What you are asked to do
Quote the data exactly, first line to the line containing "(0,0) rectangle (857,764);", with no pictures.

BEGIN Supplied information

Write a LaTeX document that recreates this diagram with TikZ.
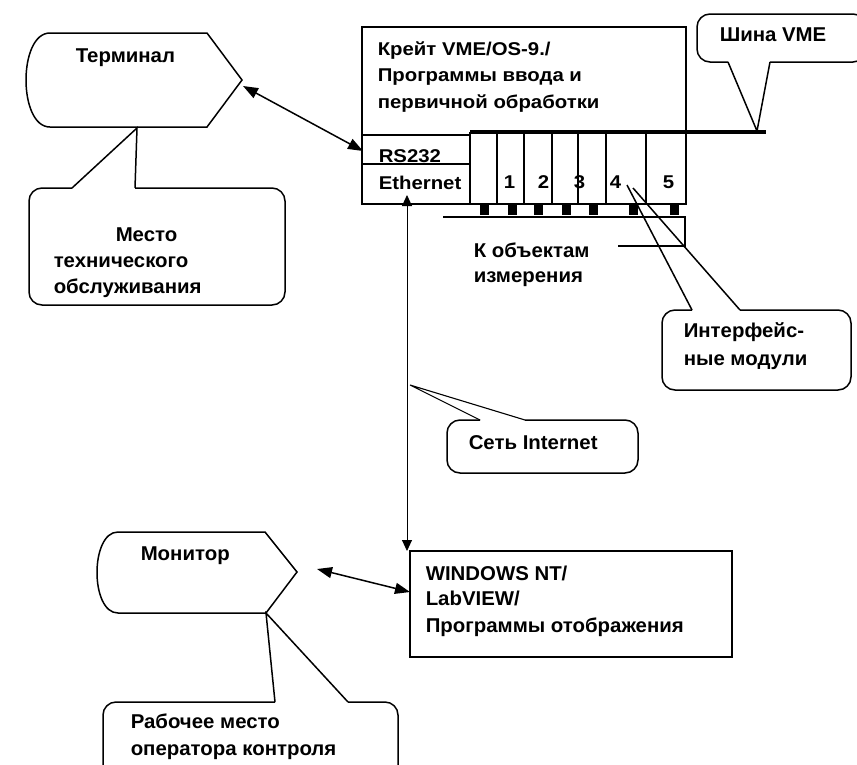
\documentclass[tikz,border=0pt]{standalone}
\usepackage{fontspec}
\setmainfont{Liberation Sans}
\newfontfamily\cratefont[FakeStretch=1.1]{Liberation Sans}
\newfontfamily\mainfont[FakeStretch=1.02]{Liberation Sans}
\usetikzlibrary{arrows.meta}
\begin{document}
\begin{tikzpicture}[x=1pt,y=-1pt,line width=1.5pt,line join=miter,
  txt/.style={font=\mainfont\bfseries\fontsize{20}{24}\selectfont,inner sep=0pt,anchor=base west},
  ctxt/.style={font=\cratefont\bfseries\fontsize{18.5}{22}\selectfont,inner sep=0pt,anchor=base west},
  bigtip/.style={{Triangle[length=15pt,width=11pt]}-{Triangle[length=15pt,width=11pt]}},
  thintip/.style={line width=0.9pt,{Triangle[length=11pt,width=10pt]}-{Triangle[length=11pt,width=10pt]}},
  callout/.style={rounded corners=13pt},
  plug/.style={fill=black,draw=none}]
\useasboundingbox (0,0) rectangle (857,764);

% Terminal shape
\draw (207,33) -- (242,80) -- (207,127) -- (50,127) .. controls (18,127) and (18,33) .. (50,33) -- cycle;
\node[txt] (term) at (75,62) {Терминал};

% Maintenance callout
\draw[callout] (72,188) -- (29,188) -- (29,305) -- (285,305) -- (285,188) -- (135,188);
\draw (135,188) -- (137,128) -- (72,188);
\node[txt] (mesto1) at (115,241) {Место};
\node[txt] (mesto2) at (53,267) {технического};
\node[txt] (mesto3) at (53,293) {обслуживания};

% Crate
\draw (362,27) rectangle (686,204);
\draw (362,135) -- (470,135);
\draw (362,164) -- (470,164);
\draw[line width=3.4pt] (470,132) -- (766,132);
\foreach \x in {470,497,524,552,578,606,646} \draw (\x,132) -- (\x,203);
\node[ctxt] (crate1) at (377,55) {Крейт VME/OS-9./};
\node[ctxt] (crate2) at (377,81) {Программы ввода и};
\node[ctxt] (crate3) at (377,108) {первичной обработки};
\node[ctxt] (rs) at (378,162) {RS232};
\node[ctxt] (eth) at (378,189) {Ethernet};
\node[ctxt] (m1) at (503,188) {1};
\node[ctxt] (m2) at (537,188) {2};
\node[ctxt] (m3) at (573,188) {3};
\node[ctxt] (m4) at (609,188) {4};
\node[ctxt] (m5) at (662,188) {5};
\foreach \x in {484,512,538,566,593,633,674} \fill[plug] (\x-4.5,204) rectangle (\x+4.5,215);

% To measurement objects
\draw (443,217) -- (685,217) -- (685,246) -- (618,246);
\node[txt] (obj1) at (473,257) {К объектам};
\node[txt] (obj2) at (473,282) {измерения};

% VME bus callout
\draw[callout] (728,62) -- (697,62) -- (697,14) -- (866,14) -- (866,62) -- (770,62);
\draw (770,62) -- (757,131) -- (728,62);
\node[txt] (bus) at (719,41) {Шина VME};

% Interface modules callout
\coordinate (mod4) at (627,185);
\coordinate (mod4b) at (633,188);
\draw[callout] (692,310) -- (662,310) -- (662,390) -- (851,390) -- (851,310) -- (740,310);
\draw (692,310) -- (mod4);
\draw (740,310) -- (mod4b);
\node[txt] (if1) at (683,337) {Интерфейс-};
\node[txt] (if2) at (683,365) {ные модули};

% Terminal <-> RS232
\coordinate (termtip) at (243,86);
\coordinate (rsin) at (363,151);
\draw[bigtip] (termtip) -- (rsin);

% Ethernet <-> Windows
\coordinate (ethin) at (407,195);
\coordinate (winin) at (407,551);
\draw[thintip] (ethin) -- (winin);

% Internet callout
\coordinate (netpt) at (410,385);
\draw[callout] (480,420) -- (447,420) -- (447,473) -- (638,473) -- (638,420) -- (525,420);
\draw[line width=1.1pt] (525,420) -- (netpt) -- (480,420);
\node[txt] (net) at (468,449) {Сеть Internet};

% Windows box
\draw (410,551) rectangle (732,657);
\node[txt] (w1) at (425,580) {WINDOWS NT/};
\node[txt] (w2) at (425,605) {LabVIEW/};
\node[txt] (w3) at (425,632) {Программы отображения};

% Monitor shape
\draw (265,532) -- (297,572) -- (266,613) -- (118,613) .. controls (90,613) and (90,532) .. (118,532) -- cycle;
\node[txt] (mon) at (140,560) {Монитор};

% Monitor <-> Windows
\coordinate (montip) at (317,569);
\coordinate (winleft) at (410,592);
\draw[bigtip] (montip) -- (winleft);

% Operator callout
\draw[callout] (275,702) -- (103,702) -- (103,780) -- (398,780) -- (398,702) -- (348,702);
\draw (275,702) -- (266,613) -- (348,702);
\node[txt] (op1) at (130,728) {Рабочее место};
\node[txt] (op2) at (130,755) {оператора контроля};
\end{tikzpicture}
\end{document}
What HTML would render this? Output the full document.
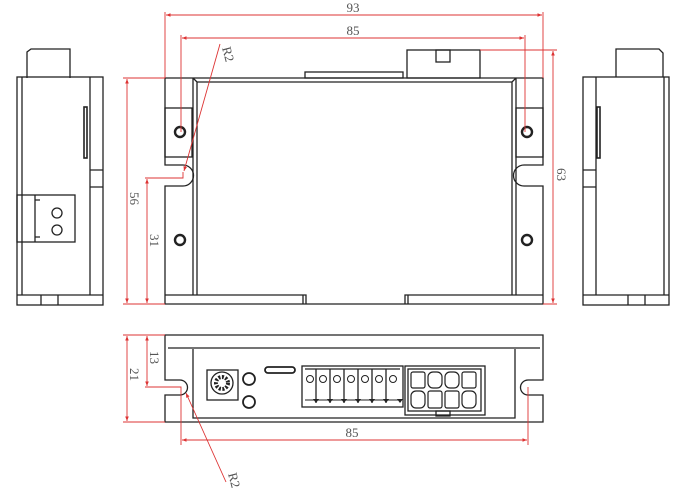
<!DOCTYPE html>
<html><head><meta charset="utf-8"><style>
html,body{margin:0;padding:0;background:#fff;width:679px;height:497px;overflow:hidden}
svg{display:block}
text{font-family:"Liberation Serif",serif;fill:#555;font-size:13px}
</style></head><body>
<svg width="679" height="497" viewBox="0 0 679 497" xmlns="http://www.w3.org/2000/svg">
<defs>
<marker id="a" viewBox="0 0 10 10" refX="10" refY="5" markerWidth="7" markerHeight="5" orient="auto-start-reverse"><path d="M0,1 L10,5 L0,9z" fill="#d33"/></marker>
</defs>
<g fill="none" stroke="#222" stroke-width="1.3">
<!-- TOP VIEW -->
<rect x="305" y="72" width="98" height="6"/>
<rect x="407" y="50" width="73" height="28"/>
<rect x="436" y="50" width="14" height="12"/>
<path d="M165,78 H543 V165 H524 A8,8 0 0 0 524,186 H543 V304 H165 V186 H183 A8,8 0 0 0 183,165 H165 Z"/>
<path d="M193,78 V295 M197,82 V295 M193,78 L197,82 H512 L516,78 M516,78 V295 M512,82 V295"/>
<rect x="165" y="108" width="27" height="49"/>
<rect x="516" y="108" width="27" height="49"/>
<path d="M165,295 H303 V304 M306,304 V295 H303 M405,304 V295 H543 M408,295 V304"/>
<circle cx="180" cy="132" r="5" stroke-width="2.4"/>
<circle cx="527" cy="132" r="5" stroke-width="2.4"/>
<circle cx="180" cy="240" r="5" stroke-width="2.4"/>
<circle cx="527" cy="240" r="5" stroke-width="2.4"/>
<!-- LEFT SIDE -->
<path d="M27,78 V52 L31,49 H70 V78"/>
<rect x="17" y="77" width="86" height="228"/>
<path d="M22,77 V295 M90,77 V295 M90,170 H103 M90,187 H103 M17,295 H103 M41,295 V305 M58,295 V305"/>
<rect x="84" y="107" width="3" height="51" stroke-width="1.6"/>
<rect x="17" y="195" width="58" height="47"/>
<path d="M35,195 V242 M35,200 H40 M35,237 H40"/>
<circle cx="57" cy="213" r="5"/><circle cx="57" cy="230" r="5"/>
<!-- RIGHT SIDE -->
<path d="M616,77 V49 H659 L663,53 V77"/>
<rect x="583" y="77" width="86" height="228"/>
<path d="M596,77 V295 M664,77 V295 M583,170 H596 M583,187 H596 M583,295 H669 M628,295 V305 M645,295 V305"/>
<rect x="597" y="107" width="3" height="51" stroke-width="1.6"/>
<!-- BOTTOM VIEW -->
<path d="M165,335 H543 V380 H528 A7,7 0 0 0 528,395 H543 V422 H165 V395 H180 A7,7 0 0 0 180,380 H165 Z"/>
<path d="M168,348 H540 M193,349 V418 H515 V349"/>
<rect x="207" y="370" width="31" height="30"/>
<circle cx="222" cy="383" r="11"/>
<circle cx="222" cy="383" r="6" stroke-width="4" stroke-dasharray="2 1.5"/>
<circle cx="249" cy="379" r="6" stroke-width="1.8"/>
<circle cx="249" cy="402" r="6" stroke-width="1.8"/>
<rect x="265" y="367" width="30" height="6" rx="3" stroke-width="1.8"/>
<rect x="302" y="366" width="101" height="41"/>
<path d="M305,369 H400 M316,369 V403 M330,369 V403 M344,369 V403 M358,369 V403 M372,369 V403 M386,369 V403"/>
<g stroke-width="1">
<circle cx="310" cy="379" r="3.5"/><circle cx="323" cy="379" r="3.5"/><circle cx="337" cy="379" r="3.5"/><circle cx="351" cy="379" r="3.5"/><circle cx="365" cy="379" r="3.5"/><circle cx="379" cy="379" r="3.5"/><circle cx="393" cy="379" r="3.5"/>
</g>
<path d="M305,400 H400" stroke-width="1"/>
<g fill="#222" stroke="none">
<path d="M313,399 l3,4 l3,-4z M327,399 l3,4 l3,-4z M341,399 l3,4 l3,-4z M355,399 l3,4 l3,-4z M369,399 l3,4 l3,-4z M383,399 l3,4 l3,-4z M397,399 l3,4 l3,-4z"/>
</g>
<rect x="405" y="366" width="80" height="49"/>
<rect x="408" y="369" width="73" height="42"/>
<rect x="436" y="411" width="14" height="5"/>
<g stroke-width="1.2">
<rect x="411" y="372" width="14" height="16" rx="2"/><rect x="428" y="372" width="14" height="16" rx="5"/><rect x="445" y="372" width="14" height="16" rx="5"/><rect x="462" y="372" width="14" height="16" rx="2"/>
<rect x="411" y="391" width="14" height="17" rx="5"/><rect x="428" y="391" width="14" height="17" rx="2"/><rect x="445" y="391" width="14" height="17" rx="2"/><rect x="462" y="391" width="14" height="17" rx="5"/>
</g>
</g>
<!-- DIMENSIONS -->
<g stroke="#d33" stroke-width="0.9" fill="none">
<path d="M165,78 V12 M543,78 V12 M181,132 V35 M525,132 V35"/>
<path d="M166,15 H542" marker-start="url(#a)" marker-end="url(#a)"/>
<path d="M182,38 H524" marker-start="url(#a)" marker-end="url(#a)"/>
<path d="M480,50 H557 M543,304 H557"/>
<path d="M553,51 V303" marker-start="url(#a)" marker-end="url(#a)"/>
<path d="M123,78 H165 M123,304 H165"/>
<path d="M127,79 V303" marker-start="url(#a)" marker-end="url(#a)"/>
<path d="M145,178 H183 V172"/>
<path d="M147,179 V303" marker-start="url(#a)" marker-end="url(#a)"/>
<path d="M220,44 L184,171" marker-end="url(#a)"/>
<path d="M123,335 H165 M123,422 H165 M145,387 H181 V445 M528,387 V445"/>
<path d="M127,336 V421" marker-start="url(#a)" marker-end="url(#a)"/>
<path d="M147,336 V386" marker-start="url(#a)" marker-end="url(#a)"/>
<path d="M182,440 H527" marker-start="url(#a)" marker-end="url(#a)"/>
<path d="M186,393 L226,482" marker-start="url(#a)"/>
</g>
<g>
<text x="353" y="12" text-anchor="middle">93</text>
<text x="353" y="35" text-anchor="middle">85</text>
<text x="352" y="437" text-anchor="middle">85</text>
<text transform="translate(222,48) rotate(75)">R2</text>
<text transform="translate(228,474) rotate(75)">R2</text>
<text transform="translate(557,168) rotate(90)">63</text>
<text transform="translate(130,192) rotate(90)">56</text>
<text transform="translate(150,234) rotate(90)">31</text>
<text transform="translate(150,351) rotate(90)">13</text>
<text transform="translate(130,368) rotate(90)">21</text>
</g>
</svg>
</body></html>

END Supplied information

Correct result
Write a LaTeX document that recreates this diagram with TikZ.
\documentclass[tikz,border=0pt]{standalone}
\usepackage{fontspec}
\setmainfont{Liberation Sans}
\newfontfamily\cratefont[FakeStretch=1.1]{Liberation Sans}
\newfontfamily\mainfont[FakeStretch=1.02]{Liberation Sans}
\usetikzlibrary{arrows.meta}
\begin{document}
\begin{tikzpicture}[x=1pt,y=-1pt,line width=1.5pt,line join=miter,
  txt/.style={font=\mainfont\bfseries\fontsize{20}{24}\selectfont,inner sep=0pt,anchor=base west},
  ctxt/.style={font=\cratefont\bfseries\fontsize{18.5}{22}\selectfont,inner sep=0pt,anchor=base west},
  bigtip/.style={{Triangle[length=15pt,width=11pt]}-{Triangle[length=15pt,width=11pt]}},
  thintip/.style={line width=0.9pt,{Triangle[length=11pt,width=10pt]}-{Triangle[length=11pt,width=10pt]}},
  callout/.style={rounded corners=13pt},
  plug/.style={fill=black,draw=none}]
\useasboundingbox (0,0) rectangle (857,764);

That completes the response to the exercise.